Give the listing again exactly, omitting its images.
* START Stored data *
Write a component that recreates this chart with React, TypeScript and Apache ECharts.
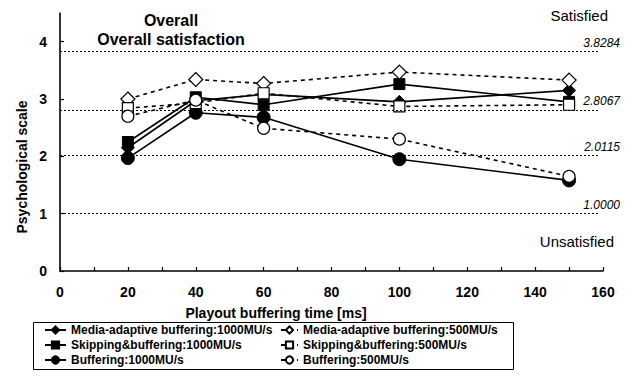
import React, { useEffect, useRef } from "react";
import * as echarts from "echarts";

const xValues = [20, 40, 60, 100, 150];
const mediaAdaptive1000 = [2.15, 2.97, 3.08, 2.95, 3.15];
const skipping1000 = [2.25, 3.03, 2.9, 3.26, 2.95];
const buffering1000 = [1.97, 2.76, 2.68, 1.95, 1.58];
const mediaAdaptive500 = [3.0, 3.34, 3.27, 3.47, 3.33];
const skipping500 = [2.84, 2.93, 3.1, 2.87, 2.9];
const buffering500 = [2.7, 2.98, 2.49, 2.3, 1.65];
const scaleValues = [3.8284, 2.8067, 2.0115, 1.0];
const scaleLabels = ["3.8284", "2.8067", "2.0115", "1.0000"];
const xTickValues = [0, 10, 20, 30, 40, 50, 60, 70, 80, 90, 100, 110, 120, 130, 140, 150, 160];
const xLabelValues = [0, 20, 40, 60, 80, 100, 120, 140, 160];
const yTickValues = [0, 1, 2, 3, 4];

const FONT = "'Liberation Sans', Arial, sans-serif";

const pairs = (ys: number[]) => xValues.map((x, i) => [x, ys[i]]);

export default function App() {
  const ref = useRef<HTMLDivElement>(null);
  useEffect(() => {
    if (!ref.current) return;
    const chart = echarts.init(ref.current, null, { renderer: "svg" });
    const solid = { color: "#000", width: 1.6, type: "solid" as const };
    const dashed = { color: "#000", width: 1.6, type: [4, 4] as any };
    const mk = (name: string, ys: number[], symbol: string, size: number, open: boolean) => ({
      name,
      type: "line",
      data: pairs(ys),
      symbol,
      symbolSize: size,
      showSymbol: true,
      lineStyle: open ? dashed : solid,
      itemStyle: open
        ? { color: "#fff", borderColor: "#000", borderWidth: 1.2 }
        : { color: "#000", borderColor: "#000", borderWidth: 1 },
      z: open ? 4 : 3,
    });
    const series: any[] = [
      {
        name: "ref",
        type: "line",
        data: [],
        silent: true,
        markLine: {
          symbol: ["none", "none"],
          silent: true,
          label: { show: false },
          lineStyle: { color: "#000", width: 1, type: [2, 2] },
          data: scaleValues.map((v) => [
            { coord: [0, v] },
            { coord: [159, v] },
          ]),
        },
      },
      mk("Media-adaptive buffering:1000MU/s", mediaAdaptive1000, "diamond", 13, false),
      mk("Skipping&buffering:1000MU/s", skipping1000, "rect", 11, false),
      mk("Buffering:1000MU/s", buffering1000, "circle", 13, false),
      mk("Media-adaptive buffering:500MU/s", mediaAdaptive500, "diamond", 14, true),
      mk("Skipping&buffering:500MU/s", skipping500, "rect", 11, true),
      mk("Buffering:500MU/s", buffering500, "circle", 12, true),
    ];
    const legendText = { fontFamily: FONT, fontSize: 12, fontWeight: "bold" as const, color: "#000", lineHeight: 12 };
    const option: any = {
      animation: false,
      backgroundColor: "#fff",
      grid: { left: 60, right: 28, top: 13, bottom: 108, containLabel: false },
      xAxis: {
        type: "value",
        min: 0,
        max: 160,
        interval: 20,
        axisLine: { show: true, lineStyle: { color: "#000", width: 1.6 } },
        axisTick: { show: true, inside: true, length: 4, customValues: xTickValues, lineStyle: { color: "#000", width: 1.2 } },
        axisLabel: { customValues: xLabelValues, color: "#000", fontFamily: FONT, fontWeight: "bold", fontSize: 14, margin: 14 },
        splitLine: { show: false },
      },
      yAxis: {
        type: "value",
        min: 0,
        max: 4.5,
        interval: 1,
        axisLine: { show: true, lineStyle: { color: "#000", width: 1.6 } },
        axisTick: { show: true, inside: true, length: 4, customValues: yTickValues, lineStyle: { color: "#000", width: 1.2 } },
        axisLabel: { customValues: yTickValues, color: "#000", fontFamily: FONT, fontWeight: "bold", fontSize: 14, margin: 13 },
        splitLine: { show: false },
      },
      legend: [
        {
          orient: "vertical",
          left: 44,
          top: 324,
          itemWidth: 21,
          itemHeight: 9,
          itemGap: 3,
          padding: 0,
          textStyle: legendText,
          data: series.slice(1, 4).map((s) => s.name),
        },
        {
          orient: "vertical",
          left: 280,
          top: 324,
          itemWidth: 17,
          itemHeight: 9,
          itemGap: 3,
          padding: 0,
          textStyle: legendText,
          data: series.slice(4, 7).map((s) => s.name),
        },
      ],
      series,
    };
    chart.setOption(option);

    const scaleTexts = scaleValues.map((v, i) => {
      const p = chart.convertToPixel({ gridIndex: 0 }, [0, v]) as number[];
      return {
        type: "text",
        x: 620,
        y: p[1] - 9,
        style: {
          text: scaleLabels[i],
          align: "right",
          verticalAlign: "middle",
          font: `italic 12px ${FONT}`,
          fill: "#000",
        },
      };
    });

    chart.setOption({
      graphic: [
        { type: "rect", shape: { x: 33.5, y: 322.5, width: 480, height: 47 }, style: { fill: "none", stroke: "#000", lineWidth: 1 }, z: -1 },
        { type: "text", x: 171, y: 20, style: { text: "Overall", align: "center", verticalAlign: "middle", font: `bold 16px ${FONT}`, fill: "#000" } },
        { type: "text", x: 171, y: 39, style: { text: "Overall satisfaction", align: "center", verticalAlign: "middle", font: `bold 16px ${FONT}`, fill: "#000" } },
        { type: "text", x: 608, y: 15, style: { text: "Satisfied", align: "right", verticalAlign: "middle", font: `15px ${FONT}`, fill: "#000" } },
        { type: "text", x: 614, y: 241, style: { text: "Unsatisfied", align: "right", verticalAlign: "middle", font: `15px ${FONT}`, fill: "#000" } },
        { type: "text", x: 276, y: 313, style: { text: "Playout buffering time [ms]", align: "center", verticalAlign: "middle", font: `bold 14px ${FONT}`, fill: "#000" } },
        { type: "text", x: 22, y: 167, rotation: Math.PI / 2, style: { text: "Psychological scale", align: "center", verticalAlign: "middle", font: `bold 14px ${FONT}`, fill: "#000" } },
        ...scaleTexts,
      ],
    });
    return () => chart.dispose();
  }, []);
  return <div ref={ref} style={{ position: "fixed", left: 0, top: 0, width: 631, height: 379, background: "#fff" }} />;
}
* END Stored data *
== Written response ==
Write a component that recreates this chart with React, TypeScript and Apache ECharts.
import React, { useEffect, useRef } from "react";
import * as echarts from "echarts";

const xValues = [20, 40, 60, 100, 150];
const mediaAdaptive1000 = [2.15, 2.97, 3.08, 2.95, 3.15];
const skipping1000 = [2.25, 3.03, 2.9, 3.26, 2.95];
const buffering1000 = [1.97, 2.76, 2.68, 1.95, 1.58];
const mediaAdaptive500 = [3.0, 3.34, 3.27, 3.47, 3.33];
const skipping500 = [2.84, 2.93, 3.1, 2.87, 2.9];
const buffering500 = [2.7, 2.98, 2.49, 2.3, 1.65];
const scaleValues = [3.8284, 2.8067, 2.0115, 1.0];
const scaleLabels = ["3.8284", "2.8067", "2.0115", "1.0000"];
const xTickValues = [0, 10, 20, 30, 40, 50, 60, 70, 80, 90, 100, 110, 120, 130, 140, 150, 160];
const xLabelValues = [0, 20, 40, 60, 80, 100, 120, 140, 160];
const yTickValues = [0, 1, 2, 3, 4];

const FONT = "'Liberation Sans', Arial, sans-serif";

const pairs = (ys: number[]) => xValues.map((x, i) => [x, ys[i]]);

export default function App() {
  const ref = useRef<HTMLDivElement>(null);
  useEffect(() => {
    if (!ref.current) return;
    const chart = echarts.init(ref.current, null, { renderer: "svg" });
    const solid = { color: "#000", width: 1.6, type: "solid" as const };
    const dashed = { color: "#000", width: 1.6, type: [4, 4] as any };
    const mk = (name: string, ys: number[], symbol: string, size: number, open: boolean) => ({
      name,
      type: "line",
      data: pairs(ys),
      symbol,
      symbolSize: size,
      showSymbol: true,
      lineStyle: open ? dashed : solid,
      itemStyle: open
        ? { color: "#fff", borderColor: "#000", borderWidth: 1.2 }
        : { color: "#000", borderColor: "#000", borderWidth: 1 },
      z: open ? 4 : 3,
    });
    const series: any[] = [
      {
        name: "ref",
        type: "line",
        data: [],
        silent: true,
        markLine: {
          symbol: ["none", "none"],
          silent: true,
          label: { show: false },
          lineStyle: { color: "#000", width: 1, type: [2, 2] },
          data: scaleValues.map((v) => [
            { coord: [0, v] },
            { coord: [159, v] },
          ]),
        },
      },
      mk("Media-adaptive buffering:1000MU/s", mediaAdaptive1000, "diamond", 13, false),
      mk("Skipping&buffering:1000MU/s", skipping1000, "rect", 11, false),
      mk("Buffering:1000MU/s", buffering1000, "circle", 13, false),
      mk("Media-adaptive buffering:500MU/s", mediaAdaptive500, "diamond", 14, true),
      mk("Skipping&buffering:500MU/s", skipping500, "rect", 11, true),
      mk("Buffering:500MU/s", buffering500, "circle", 12, true),
    ];
    const legendText = { fontFamily: FONT, fontSize: 12, fontWeight: "bold" as const, color: "#000", lineHeight: 12 };
    const option: any = {
      animation: false,
      backgroundColor: "#fff",
      grid: { left: 60, right: 28, top: 13, bottom: 108, containLabel: false },
      xAxis: {
        type: "value",
        min: 0,
        max: 160,
        interval: 20,
        axisLine: { show: true, lineStyle: { color: "#000", width: 1.6 } },
        axisTick: { show: true, inside: true, length: 4, customValues: xTickValues, lineStyle: { color: "#000", width: 1.2 } },
        axisLabel: { customValues: xLabelValues, color: "#000", fontFamily: FONT, fontWeight: "bold", fontSize: 14, margin: 14 },
        splitLine: { show: false },
      },
      yAxis: {
        type: "value",
        min: 0,
        max: 4.5,
        interval: 1,
        axisLine: { show: true, lineStyle: { color: "#000", width: 1.6 } },
        axisTick: { show: true, inside: true, length: 4, customValues: yTickValues, lineStyle: { color: "#000", width: 1.2 } },
        axisLabel: { customValues: yTickValues, color: "#000", fontFamily: FONT, fontWeight: "bold", fontSize: 14, margin: 13 },
        splitLine: { show: false },
      },
      legend: [
        {
          orient: "vertical",
          left: 44,
          top: 324,
          itemWidth: 21,
          itemHeight: 9,
          itemGap: 3,
          padding: 0,
          textStyle: legendText,
          data: series.slice(1, 4).map((s) => s.name),
        },
        {
          orient: "vertical",
          left: 280,
          top: 324,
          itemWidth: 17,
          itemHeight: 9,
          itemGap: 3,
          padding: 0,
          textStyle: legendText,
          data: series.slice(4, 7).map((s) => s.name),
        },
      ],
      series,
    };
    chart.setOption(option);

    const scaleTexts = scaleValues.map((v, i) => {
      const p = chart.convertToPixel({ gridIndex: 0 }, [0, v]) as number[];
      return {
        type: "text",
        x: 620,
        y: p[1] - 9,
        style: {
          text: scaleLabels[i],
          align: "right",
          verticalAlign: "middle",
          font: `italic 12px ${FONT}`,
          fill: "#000",
        },
      };
    });

    chart.setOption({
      graphic: [
        { type: "rect", shape: { x: 33.5, y: 322.5, width: 480, height: 47 }, style: { fill: "none", stroke: "#000", lineWidth: 1 }, z: -1 },
        { type: "text", x: 171, y: 20, style: { text: "Overall", align: "center", verticalAlign: "middle", font: `bold 16px ${FONT}`, fill: "#000" } },
        { type: "text", x: 171, y: 39, style: { text: "Overall satisfaction", align: "center", verticalAlign: "middle", font: `bold 16px ${FONT}`, fill: "#000" } },
        { type: "text", x: 608, y: 15, style: { text: "Satisfied", align: "right", verticalAlign: "middle", font: `15px ${FONT}`, fill: "#000" } },
        { type: "text", x: 614, y: 241, style: { text: "Unsatisfied", align: "right", verticalAlign: "middle", font: `15px ${FONT}`, fill: "#000" } },
        { type: "text", x: 276, y: 313, style: { text: "Playout buffering time [ms]", align: "center", verticalAlign: "middle", font: `bold 14px ${FONT}`, fill: "#000" } },
        { type: "text", x: 22, y: 167, rotation: Math.PI / 2, style: { text: "Psychological scale", align: "center", verticalAlign: "middle", font: `bold 14px ${FONT}`, fill: "#000" } },
        ...scaleTexts,
      ],
    });
    return () => chart.dispose();
  }, []);
  return <div ref={ref} style={{ position: "fixed", left: 0, top: 0, width: 631, height: 379, background: "#fff" }} />;
}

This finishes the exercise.